Let $x = \{x_n\}$ and $y = \{y_n\}$ be two elements of $V$ which converge to limits $a$ and $b,$ respectively. Since $x$ and $y$ are elements of $V,$ we know that $x + y = \{x_n + y_n\}$ and $cx = \{cx_n\}$ for any scalar $c,$ giving us: \begin{align*} T(x + y) &= \{a - x_n + b - y_n\} \\ &= \{a - x_n\} + \{b - y_n\} \\ &= T(x) + T(y) \\ \\ T(cx) &= \{ca - cx_n\} \\ &= c\{a - x_n\} \\ &= cT(x) \end{align*} We can see from this that $T$ is a linear transformation.
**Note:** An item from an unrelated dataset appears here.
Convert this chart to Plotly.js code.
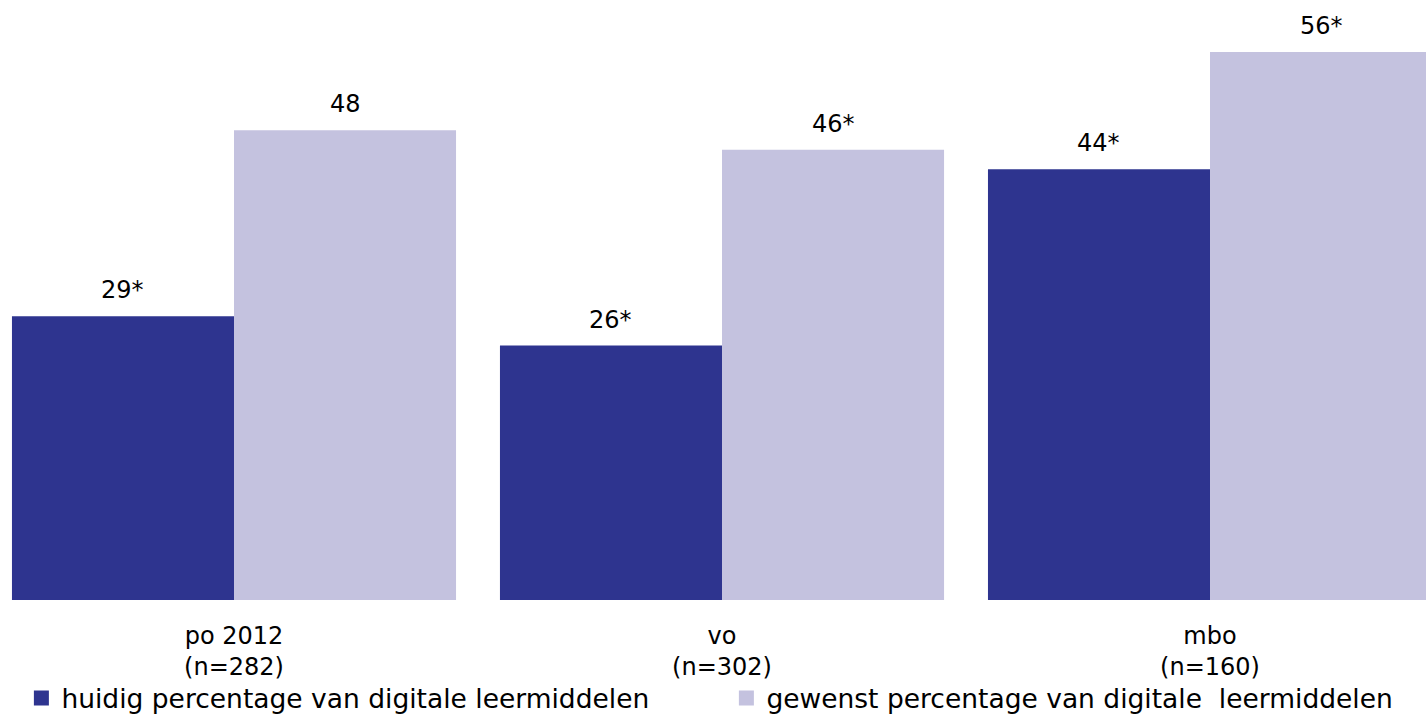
<!DOCTYPE html>
<html>
<head>
<meta charset="utf-8">
<script src="https://cdn.plot.ly/plotly-3.0.1.min.js"></script>
<style>html,body{margin:0;padding:0;background:#fff;}#chart{width:1426px;height:714px;}</style>
</head>
<body>
<div id="chart"></div>
<script>
const categories = ["po 2012<br>(n=282)", "vo<br>(n=302)", "mbo<br>(n=160)"];
const seriesNames = ["huidig percentage van digitale leermiddelen", "gewenst percentage van digitale  leermiddelen"];
const huidigValues = [29, 26, 44];
const gewenstValues = [48, 46, 56];
const huidigLabels = ["29*", "26*", "44*"];
const gewenstLabels = ["48", "46*", "56*"];

const colors = ["#2E348F", "#C4C2DF"];
const font = {family: "DejaVu Sans, Verdana, sans-serif", size: 24, color: "#000"};
const legendFont = {family: "DejaVu Sans, Verdana, sans-serif", size: 26.5, color: "#000"};
const bargap = 0.09;
const half = (1 - bargap) / 4;

const traces = [
  {type: "bar", name: seriesNames[0], x: [0,1,2], y: huidigValues, marker: {color: colors[0]}, hoverinfo: "none", showlegend: false},
  {type: "bar", name: seriesNames[1], x: [0,1,2], y: gewenstValues, marker: {color: colors[1]}, hoverinfo: "none", showlegend: false},
  // legend entries with larger square swatches
  {type: "scatter", mode: "markers", name: seriesNames[0], x: [null], y: [null], marker: {symbol: "square", size: 15, color: colors[0]}, hoverinfo: "none"},
  {type: "scatter", mode: "markers", name: seriesNames[1], x: [null], y: [null], marker: {symbol: "square", size: 15, color: colors[1]}, hoverinfo: "none"}
];

const annotations = [];
[[huidigValues, huidigLabels, -half], [gewenstValues, gewenstLabels, half]].forEach(([vals, labs, off]) => {
  vals.forEach((v, i) => {
    annotations.push({x: i + off, y: v, text: labs[i], showarrow: false, yanchor: "bottom", yshift: 10, font: font});
  });
});

const layout = {
  width: 1426, height: 714,
  margin: {l: 0, r: 0, t: 0, b: 114},
  paper_bgcolor: "#fff", plot_bgcolor: "#fff",
  font: font,
  barmode: "group", bargap: bargap, bargroupgap: 0,
  showlegend: true,
  legend: {orientation: "h", xref: "container", yref: "container", x: 0.015, xanchor: "left", y: 0.022, yanchor: "middle", font: legendFont, entrywidth: 660, entrywidthmode: "pixels", itemwidth: 30, tracegroupgap: 0, bgcolor: "rgba(0,0,0,0)"},
  xaxis: {range: [-0.4795, 2.4426], tickvals: [0,1,2], ticktext: categories, showgrid: false, zeroline: false, showline: false, ticks: "", ticklabelstandoff: 19, tickfont: font, fixedrange: true, automargin: false},
  yaxis: {range: [0, 61.3], visible: false, showgrid: false, zeroline: false, fixedrange: true},
  annotations: annotations
};

Plotly.newPlot("chart", traces, layout, {displayModeBar: false, staticPlot: true});
</script>
</body>
</html>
Its null space is the set of all sequences $x = \{x_n\}$ in $V$ such that $x_n = a$ for $n = 1, 2, \dots,$ where $a$ is the limit of $x.$ In other words, the null space of $T$ is the set of all constant sequences in $V.$ The range of $T$ is the set of $x$ in $V$ such that for some $m, n \geq 1,$ $x_m \neq x_n.$ In other words, $T(V)$ is the set of non-constant convergent real sequences $\{y_n\} = \{a - x_n\}.$ But if $\{x_n\}$ has limit $a,$ then it follows that $\{y_n\} = \{a - x_n\}$ has limit $0.$ Thus, $T(V)$ is the set of nonzero sequences $y = \{y_n\}$ with limit $0. \quad \blacksquare$